## begin ENTRIES SHOWN
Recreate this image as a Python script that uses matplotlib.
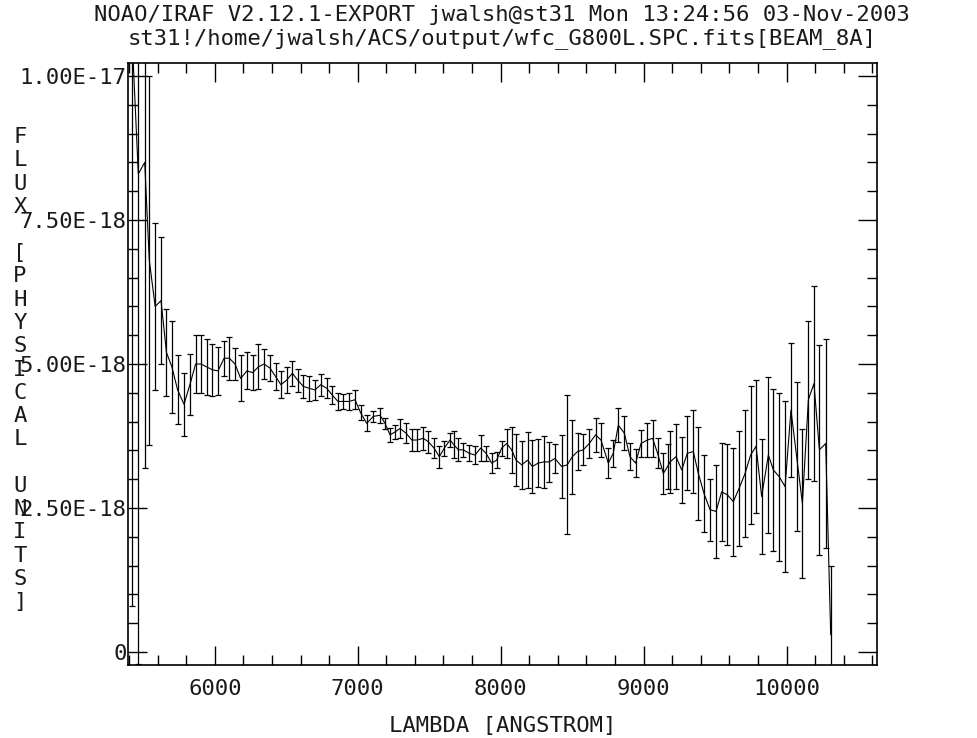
import matplotlib
matplotlib.use('Agg')
import matplotlib.pyplot as plt
from matplotlib.ticker import FixedLocator, MultipleLocator

# wavelength (Angstrom), flux in units of 1e-18, error in units of 1e-18
wave = [5423, 5465, 5510, 5542, 5583, 5624, 5662, 5700, 5740, 5785,
        5827, 5866, 5904, 5943, 5983, 6023, 6065, 6102, 6142, 6181,
        6225, 6265, 6305, 6344, 6386, 6426, 6463, 6503, 6543, 6580,
        6620, 6659, 6701, 6741, 6783, 6822, 6862, 6899, 6941, 6981,
        7021, 7063, 7109, 7156, 7191, 7226, 7261, 7296, 7338, 7378,
        7417, 7459, 7494, 7534, 7571, 7606, 7646, 7672, 7704, 7739,
        7779, 7821, 7860, 7898, 7937, 7972, 8007, 8042, 8077, 8108,
        8147, 8189, 8222, 8263, 8303, 8340, 8380, 8427, 8466, 8501,
        8538, 8578, 8620, 8664, 8702, 8753, 8788, 8823, 8865, 8905,
        8944, 8982, 9026, 9063, 9098, 9138, 9168, 9185, 9227, 9267,
        9306, 9348, 9383, 9423, 9465, 9507, 9546, 9586, 9628, 9668,
        9710, 9749, 9787, 9826, 9873, 9908, 9950, 9990, 10031, 10071,
        10111, 10153, 10192, 10230, 10274, 10309]
flux = [10.6, 8.3, 8.5, 6.8, 6.0, 6.1, 5.2, 4.95, 4.55, 4.3,
        4.65, 5.0, 5.0, 4.95, 4.9, 4.88, 5.1, 5.1, 5.0, 4.75,
        4.88, 4.85, 4.95, 5.0, 4.93, 4.78, 4.64, 4.72, 4.84, 4.72,
        4.61, 4.58, 4.55, 4.64, 4.58, 4.46, 4.35, 4.35, 4.35, 4.38,
        4.15, 3.97, 4.09, 4.11, 3.97, 3.77, 3.82, 3.88, 3.80, 3.68,
        3.68, 3.71, 3.65, 3.54, 3.39, 3.54, 3.68, 3.60, 3.51, 3.51,
        3.45, 3.42, 3.54, 3.45, 3.28, 3.33, 3.54, 3.62, 3.51, 3.33,
        3.25, 3.33, 3.22, 3.28, 3.30, 3.30, 3.36, 3.22, 3.25, 3.39,
        3.48, 3.51, 3.62, 3.77, 3.68, 3.28, 3.45, 3.94, 3.80, 3.39,
        3.28, 3.62, 3.68, 3.71, 3.45, 3.10, 3.22, 3.30, 3.39, 3.16,
        3.45, 3.48, 3.10, 2.75, 2.47, 2.44, 2.78, 2.73, 2.61, 2.84,
        3.10, 3.42, 3.57, 2.70, 3.42, 3.16, 3.04, 2.87, 4.20, 3.39,
        2.58, 4.38, 4.66, 3.51, 3.62, 0.3]
err = [9.8, 8.5, 5.3, 3.2, 1.45, 1.1, 0.75, 0.8, 0.6, 0.55,
       0.53, 0.5, 0.5, 0.48, 0.45, 0.42, 0.3, 0.37, 0.27, 0.4,
       0.32, 0.3, 0.39, 0.26, 0.23, 0.23, 0.23, 0.23, 0.22, 0.20,
       0.20, 0.22, 0.18, 0.19, 0.17, 0.15, 0.15, 0.13, 0.14, 0.16,
       0.13, 0.14, 0.10, 0.13, 0.09, 0.12, 0.12, 0.17, 0.17, 0.19,
       0.19, 0.20, 0.19, 0.17, 0.19, 0.13, 0.12, 0.24, 0.20, 0.12,
       0.14, 0.16, 0.23, 0.13, 0.17, 0.14, 0.13, 0.26, 0.40, 0.45,
       0.42, 0.49, 0.46, 0.42, 0.45, 0.35, 0.25, 0.55, 1.21, 0.64,
       0.32, 0.27, 0.26, 0.30, 0.30, 0.26, 0.23, 0.29, 0.30, 0.23,
       0.25, 0.23, 0.30, 0.32, 0.26, 0.36, 0.39, 0.54, 0.56, 0.58,
       0.64, 0.72, 0.80, 0.67, 0.54, 0.80, 0.85, 0.88, 0.94, 1.0,
       1.11, 1.2, 1.16, 1.0, 1.35, 1.40, 1.46, 1.48, 1.17, 1.29,
       1.30, 1.37, 1.69, 1.82, 1.82, 1.2]

ytick_vals = [0, 2.5, 5.0, 7.5, 10.0]
ytick_labels = ['0', '2.50E-18', '5.00E-18', '7.50E-18', '1.00E-17']
xtick_vals = [6000, 7000, 8000, 9000, 10000]

title1 = 'NOAO/IRAF V2.12.1-EXPORT jwalsh@st31 Mon 13:24:56 03-Nov-2003'
title2 = 'st31!/home/jwalsh/ACS/output/wfc_G800L.SPC.fits[BEAM_8A]'
ylabel = 'FLUX [PHYSICAL UNITS]'
xlabel = 'LAMBDA [ANGSTROM]'

plt.rcParams['font.family'] = ['DejaVu Sans Mono']
fs = 16
tc = '#1a1a1a'

fig = plt.figure(figsize=(9.77, 7.38), dpi=100)
ax = fig.add_axes([128 / 977, 1 - 665 / 738, 749 / 977, 602 / 738])

ax.errorbar(wave, flux, yerr=err, color='k', lw=0.8, elinewidth=0.9,
            capsize=2.2, capthick=0.9)

ax.set_xlim(5393, 10633)
ax.set_ylim(-0.226, 10.226)

ax.xaxis.set_major_locator(FixedLocator(xtick_vals))
ax.xaxis.set_minor_locator(MultipleLocator(200))
ax.yaxis.set_major_locator(FixedLocator(ytick_vals))
ax.yaxis.set_minor_locator(MultipleLocator(0.5))
ax.set_yticklabels(ytick_labels)

ax.tick_params(which='both', direction='in', top=True, right=True,
               labelsize=fs, color='k', labelcolor=tc)
ax.tick_params(which='major', length=13.5, width=1.0)
ax.tick_params(which='minor', length=7, width=1.0)
ax.tick_params(axis='x', which='major', pad=10)
ax.tick_params(axis='y', which='major', pad=1)
for s in ax.spines.values():
    s.set_linewidth(1.2)

ax.set_xlabel(xlabel, fontsize=fs, labelpad=12, color=tc)

# titles
fig.text(502 / 977, 1 - 15 / 738, title1, ha='center', va='center',
         fontsize=fs, color=tc)
fig.text(502 / 977, 1 - 39 / 738, title2, ha='center', va='center',
         fontsize=fs, color=tc)

# stacked vertical y-label, one character per line
for i, ch in enumerate(ylabel):
    fig.text(20 / 977, 1 - (137 + i * 23.25) / 738, ch, ha='center', va='center',
             fontsize=fs, color=tc)

fig.savefig('out.png', dpi=100)
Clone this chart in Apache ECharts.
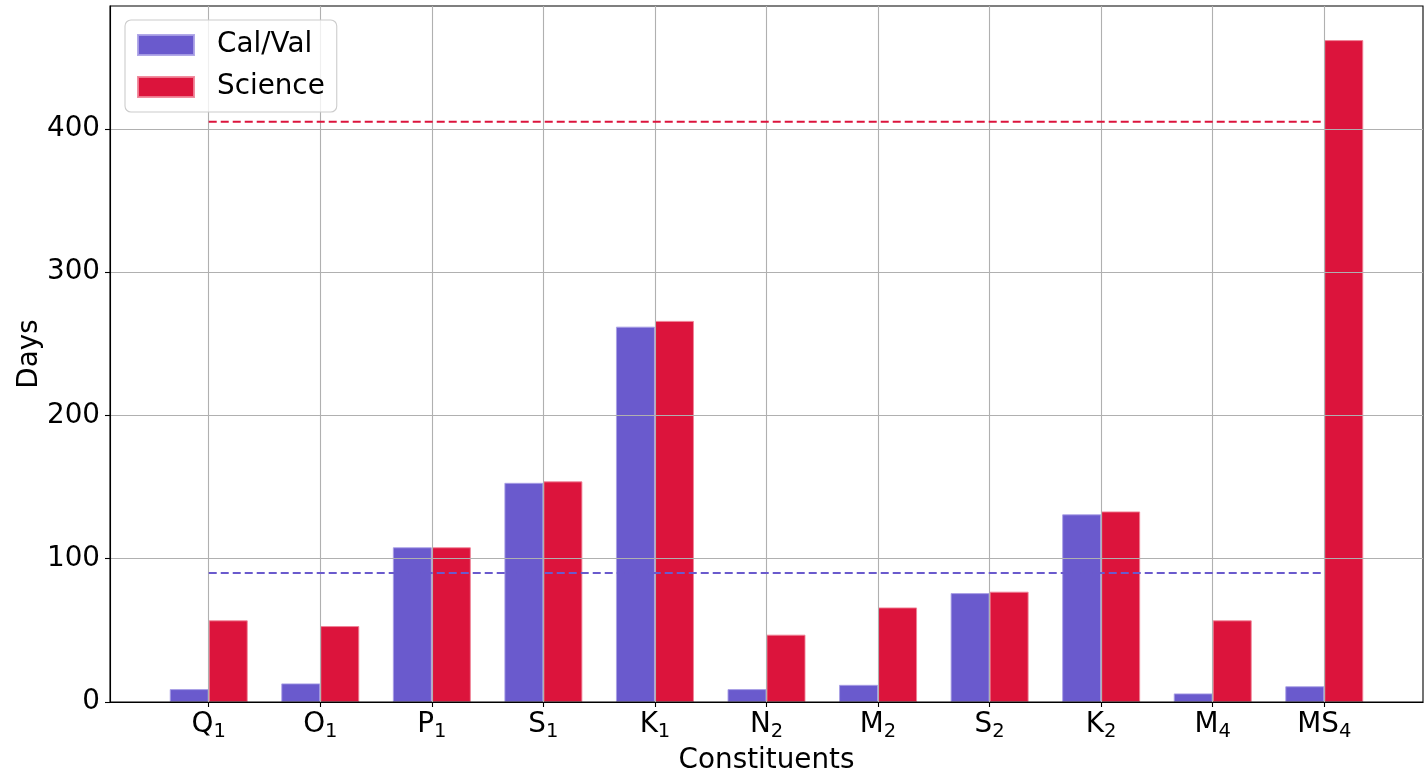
<!DOCTYPE html>
<html>
<head>
<meta charset="utf-8">
<script src="https://cdn.jsdelivr.net/npm/echarts@6/dist/echarts.min.js"></script>
<style>
html,body{margin:0;padding:0;background:#fff;}
#c{width:1427px;height:773px;}
</style>
</head>
<body>
<div id="c"></div>
<script>
const constituents = [['Q','1'],['O','1'],['P','1'],['S','1'],['K','1'],['N','2'],['M','2'],['S','2'],['K','2'],['M','4'],['MS','4']];
const calVal  = [9, 13, 108, 153, 262, 9, 12, 76, 131, 6, 11];
const science = [57, 53, 108, 154, 266, 47, 66, 77, 133, 57, 462];
const calValThreshold = 90;
const scienceThreshold = 405;
const yTicks = [0, 100, 200, 300, 400];

const FS = 27.8;
const FONT = 'DejaVu Sans';
const positions = constituents.map((c, i) => i);
const last = constituents.length - 1;

const chart = echarts.init(document.getElementById('c'), null, {renderer: 'canvas'});
chart.setOption({
  animation: false,
  backgroundColor: '#fff',
  textStyle: {fontFamily: FONT, color: '#000'},
  grid: {left: 110, right: 4, top: 6, bottom: 71, containLabel: false, outerBoundsMode: 'none',
         show: true, borderColor: '#000', borderWidth: 1.1, backgroundColor: 'transparent', z: 2},
  legend: {
    orient: 'vertical', left: 125, top: 20,
    padding: [11, 12, 11, 12],
    itemWidth: 56, itemHeight: 20, itemGap: 14,
    backgroundColor: 'rgba(255,255,255,0.8)',
    borderColor: '#cccccc', borderWidth: 1.1, borderRadius: 6,
    icon: 'rect',
    textStyle: {fontSize: FS, fontFamily: FONT, color: '#000', lineHeight: 28, padding: [0, 0, 0, 18]},
    data: ['Cal/Val', 'Science']
  },
  xAxis: {
    type: 'value', min: -0.885, max: last + 0.885,
    z: 2,
    name: 'Constituents', nameLocation: 'middle', nameGap: 40,
    nameTextStyle: {fontSize: FS, fontFamily: FONT, color: '#000'},
    axisLine: {show: true, onZero: false, lineStyle: {color: '#000', width: 1.1}},
    axisTick: {show: true, length: 5, inside: false, customValues: positions, lineStyle: {color: '#000', width: 1.1}},
    splitLine: {show: true, lineStyle: {color: '#b0b0b0', width: 1.1}},
    axisLabel: {
      customValues: positions, margin: 6,
      formatter: function (v) {
        const c = constituents[Math.round(v)];
        return c ? '{b|' + c[0] + '}{s|' + c[1] + '}' : '';
      },
      rich: {
        b: {fontSize: FS, fontFamily: FONT, color: '#000', lineHeight: 34},
        s: {fontSize: 19.5, fontFamily: FONT, color: '#000', lineHeight: 20, verticalAlign: 'bottom'}
      }
    }
  },
  yAxis: {
    type: 'value', min: 0, max: 485.8, interval: 100,
    z: 2,
    name: 'Days', nameLocation: 'middle', nameGap: 66, nameRotate: 90, nameMoveOverlap: false,
    nameTextStyle: {fontSize: FS, fontFamily: FONT, color: '#000'},
    axisLine: {show: true, onZero: false, lineStyle: {color: '#000', width: 1.1}},
    axisTick: {show: true, length: 5, customValues: yTicks, lineStyle: {color: '#000', width: 1.1}},
    splitLine: {show: true, lineStyle: {color: '#b0b0b0', width: 1.1}},
    axisLabel: {customValues: yTicks, fontSize: FS, fontFamily: FONT, color: '#000', margin: 10}
  },
  series: [
    {
      name: 'Cal/Val', type: 'bar', z: 1,
      barWidth: 39, barGap: '0%',
      itemStyle: {color: '#6A5ACD', borderColor: 'rgba(170,160,230,0.9)', borderWidth: 1},
      data: calVal.map((v, i) => [positions[i], v])
    },
    {
      name: 'Science', type: 'bar', z: 1,
      barWidth: 39, barGap: '0%',
      itemStyle: {color: '#DC143C', borderColor: 'rgba(240,130,150,0.9)', borderWidth: 1},
      data: science.map((v, i) => [positions[i], v])
    },
    {
      name: 'calThreshold', type: 'line', z: 3, symbol: 'none', silent: true,
      lineStyle: {color: '#6A5ACD', width: 2, type: [8, 4]},
      data: [[positions[0], calValThreshold], [positions[last], calValThreshold]]
    },
    {
      name: 'sciThreshold', type: 'line', z: 3, symbol: 'none', silent: true,
      lineStyle: {color: '#DC143C', width: 2, type: [8, 4]},
      data: [[positions[0], scienceThreshold], [positions[last], scienceThreshold]]
    }
  ]
});
</script>
</body>
</html>
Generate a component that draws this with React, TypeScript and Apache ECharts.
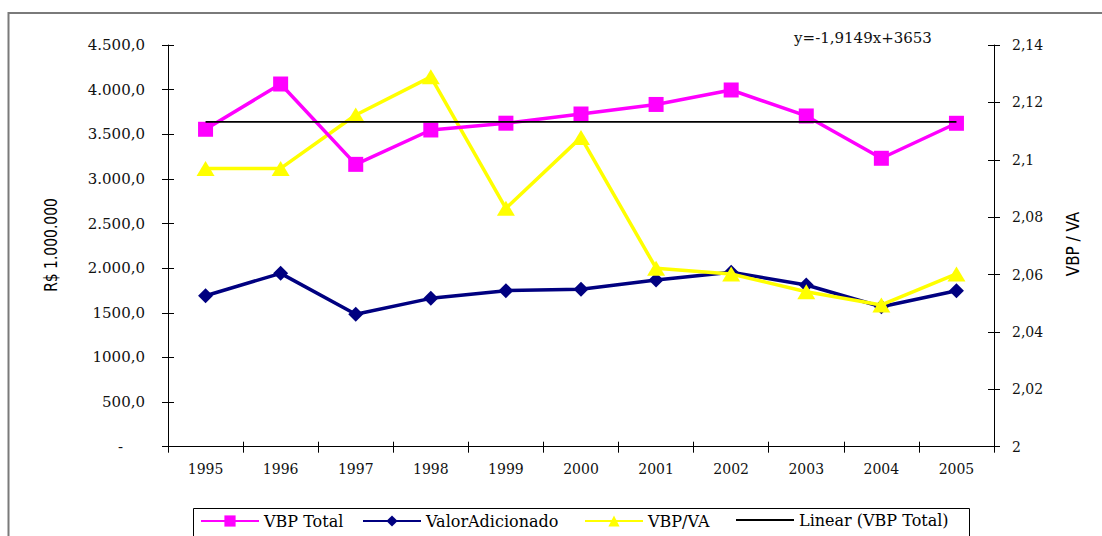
## end ENTRIES SHOWN
Your task is to gather all lines from the entries above that hold the word "Apache".

EXERCISE OUTPUT:
Clone this chart in Apache ECharts.
Generate a component that draws this with React, TypeScript and Apache ECharts.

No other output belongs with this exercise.